-- Begin --
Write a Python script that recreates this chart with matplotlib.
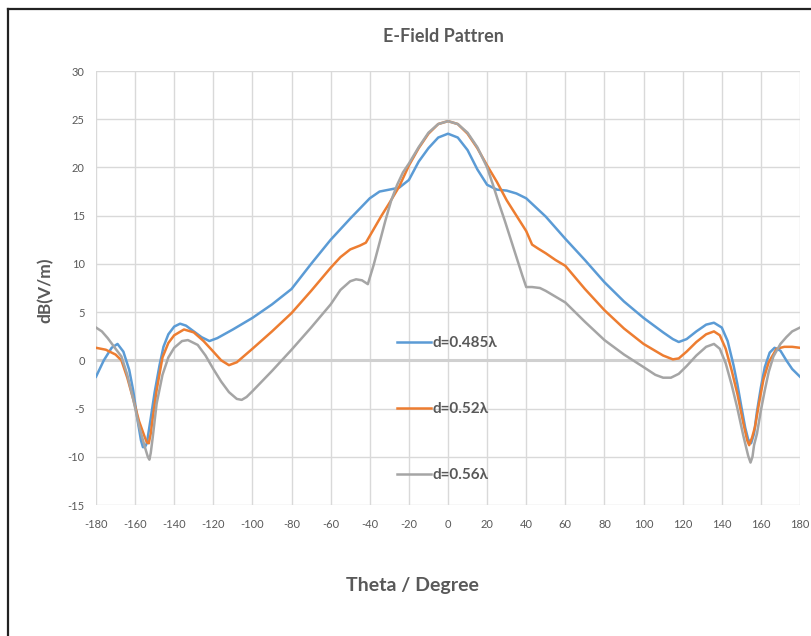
import matplotlib
matplotlib.use("Agg")
import matplotlib.pyplot as plt
from matplotlib.lines import Line2D

# ---------------- data ----------------
theta_a = [-180, -176, -172, -169, -166, -163, -161, -158.5, -157, -156, -155, -154, -152, -150,
           -147.5, -145.5, -143, -140, -137, -134, -130, -126, -122, -118, -110, -100,
           -90, -80, -70, -60, -50, -40, -35, -30, -25, -20, -15, -10, -5, 0,
           5, 10, 15, 20, 25, 30, 35, 40, 50, 60, 70, 80, 90, 100, 110, 115, 118,
           122, 127, 132, 136, 140, 143, 146, 148, 150, 152, 153.5, 155, 156.5, 158, 160,
           162, 164.5, 167, 170, 173, 176, 180]
db_a = [-1.7, 0.0, 1.3, 1.7, 0.9, -1.0, -3.1, -6.5, -8.3, -9.0, -9.0, -8.6, -6.0, -3.3,
        -0.5, 1.4, 2.7, 3.5, 3.8, 3.6, 3.0, 2.4, 2.0, 2.3, 3.2, 4.4,
        5.8, 7.4, 10.0, 12.5, 14.7, 16.8, 17.5, 17.7, 17.9, 18.7, 20.6, 22.0, 23.1, 23.5,
        23.1, 21.8, 19.8, 18.2, 17.7, 17.6, 17.3, 16.8, 14.9, 12.6, 10.4, 8.1, 6.1, 4.4, 2.9, 2.2, 1.9,
        2.2, 3.0, 3.7, 3.9, 3.4, 2.0, -0.5, -2.5, -4.8, -7.0, -8.2, -8.6, -7.6, -5.3, -2.8,
        -0.7, 0.8, 1.3, 1.0, 0.0, -0.9, -1.7]

theta_b = [-180, -175, -170, -167, -164, -161, -158, -155, -154, -153, -152, -151, -149, -146,
           -143, -140, -135, -130, -125, -120, -116, -112, -108, -104, -100, -90,
           -80, -70, -60, -55, -50, -45, -42, -38, -34, -30, -25, -20, -15, -10, -5, 0,
           5, 10, 15, 20, 25, 30, 35, 40, 43, 46, 50, 55, 60, 70, 80, 90, 100, 110,
           115, 118, 122, 127, 132, 136, 139, 142, 145, 148, 151, 153, 154, 155.5, 157, 159,
           161.3, 164, 168, 172, 176, 180]
db_b = [1.3, 1.1, 0.6, 0.0, -1.8, -4.0, -6.3, -8.0, -8.5, -8.6, -7.6, -6.0, -3.1, 0.3,
        1.8, 2.6, 3.2, 2.9, 2.0, 0.9, 0.0, -0.5, -0.2, 0.5, 1.2, 3.0,
        4.9, 7.2, 9.6, 10.7, 11.5, 11.9, 12.2, 13.6, 15.0, 16.3, 18.0, 20.2, 22.0, 23.5, 24.5, 24.8,
        24.5, 23.5, 22.0, 20.2, 18.5, 16.6, 15.0, 13.4, 12.0, 11.6, 11.1, 10.4, 9.8, 7.4, 5.2, 3.3, 1.7, 0.5,
        0.1, 0.2, 0.9, 1.9, 2.7, 3.0, 2.6, 1.2, -1.0, -3.5, -6.5, -8.3, -8.8, -8.0, -6.9, -4.5,
        -2.0, -0.2, 1.2, 1.4, 1.4, 1.3]

theta_c = [-180, -177, -174, -170, -167, -164, -161, -158, -155, -153.5, -152.7, -152, -151, -149,
           -146, -143, -140, -136, -133, -128, -124, -120, -116, -112, -108, -105.5,
           -103, -100, -90, -80, -70, -60, -55, -50, -47, -44, -41, -38, -35, -32,
           -29, -26, -23, -20, -15, -10, -5, 0,
           5, 10, 15, 20, 23, 26, 29, 32, 35, 38, 40, 43, 47, 50, 55, 60, 70, 80,
           90, 100, 106, 110, 114, 118, 122, 127, 132, 136, 139, 142, 145, 148, 151,
           153.5, 154.7, 155.7, 156.5, 158, 160, 162, 164, 166.4, 170, 173, 176, 180]
db_c = [3.4, 3.0, 2.3, 1.2, 0.4, -1.5, -4.0, -6.8, -9.0, -10.0, -10.3, -9.6, -8.0, -4.5,
        -1.5, 0.3, 1.3, 2.0, 2.1, 1.6, 0.5, -0.9, -2.2, -3.3, -4.0, -4.1,
        -3.8, -3.2, -1.1, 1.1, 3.4, 5.8, 7.3, 8.2, 8.4, 8.3, 7.9, 9.9, 12.2, 14.5,
        16.6, 18.2, 19.5, 20.4, 22.1, 23.6, 24.5, 24.8,
        24.5, 23.6, 22.1, 20.0, 18.2, 16.3, 14.5, 12.6, 10.7, 8.8, 7.6, 7.6, 7.5, 7.2, 6.6, 6.0, 4.0, 2.1,
        0.6, -0.7, -1.5, -1.8, -1.8, -1.4, -0.6, 0.5, 1.4, 1.7, 1.2, -0.3, -2.5, -5.0, -7.8,
        -9.9, -10.6, -10.0, -8.8, -7.6, -5.2, -3.1, -1.2, 0.4, 1.7, 2.4, 3.0, 3.4]

labels = ["d=0.485\u03bb", "d=0.52\u03bb", "d=0.56\u03bb"]
colors = ["#5B9BD5", "#ED7D31", "#A5A5A5"]
x_ticks = list(range(-180, 181, 20))
y_ticks = list(range(-15, 31, 5))

# ---------------- figure ----------------
plt.rcParams['font.family'] = ['Lato', 'DejaVu Sans']
plt.rcParams['axes.unicode_minus'] = False
W, H = 811, 636
fig = plt.figure(figsize=(W / 100, H / 100), dpi=100)
fig.patch.set_facecolor("white")

ax = fig.add_axes([96 / W, (H - 505) / H, 704 / W, 434 / H])
ax.set_xlim(-180, 180)
ax.set_ylim(-15, 30)
ax.set_xticks(x_ticks)
ax.set_yticks(y_ticks)
for s in ax.spines.values():
    s.set_visible(False)
ax.grid(True, color="#D9D9D9", linewidth=1.0)
ax.set_axisbelow(True)
ax.axhline(0, color="#D0D0D0", linewidth=2.2, zorder=1)
ax.tick_params(length=0, labelsize=8, labelcolor="#595959", pad=8)
ax.tick_params(axis='x', pad=10)

series = [(theta_a, db_a), (theta_b, db_b), (theta_c, db_c)]
handles = []
for (t, v), lab, c in zip(series, labels, colors):
    h, = ax.plot(t, v, color=c, linewidth=1.8, label=lab, zorder=3,
                 solid_joinstyle='round')
    handles.append(h)

leg = ax.legend(handles=handles, loc='upper left',
                bbox_to_anchor=((397 - 96) / 704, (505 - 336) / 434),
                frameon=False, handlelength=2.2, handletextpad=0.15,
                labelspacing=3.4, borderpad=0, borderaxespad=0,
                prop={'weight': 'bold', 'size': 11})
for txt in leg.get_texts():
    txt.set_color("#595959")

fig.text(443 / W, 1 - 37 / H, "E-Field Pattren", ha='center', va='center',
         fontsize=13, fontweight='bold', color="#595959")
fig.text(412 / W, 1 - 586 / H, "Theta / Degree", ha='center', va='center',
         fontsize=14, fontweight='bold', color="#595959")
fig.text(45 / W, 1 - 290 / H, "dB(V/m)", ha='center', va='center', rotation=90,
         fontsize=12.5, fontweight='bold', color="#595959")

# outer dark border (left and top)
fig.add_artist(Line2D([8 / W, 8 / W], [0, 1 - 9 / H], transform=fig.transFigure,
                      color="#222222", linewidth=1.6))
fig.add_artist(Line2D([8 / W, 1], [1 - 9 / H, 1 - 9 / H], transform=fig.transFigure,
                      color="#222222", linewidth=1.6))

fig.savefig("out.png", dpi=100)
-- End --
Reproduce only the lines from the beginning of the data through the line that contains "from matplotlib.lines import Line2D", both included, and please drop the pictures.

== IN RESPONSE ==
Write a Python script that recreates this chart with matplotlib.
import matplotlib
matplotlib.use("Agg")
import matplotlib.pyplot as plt
from matplotlib.lines import Line2D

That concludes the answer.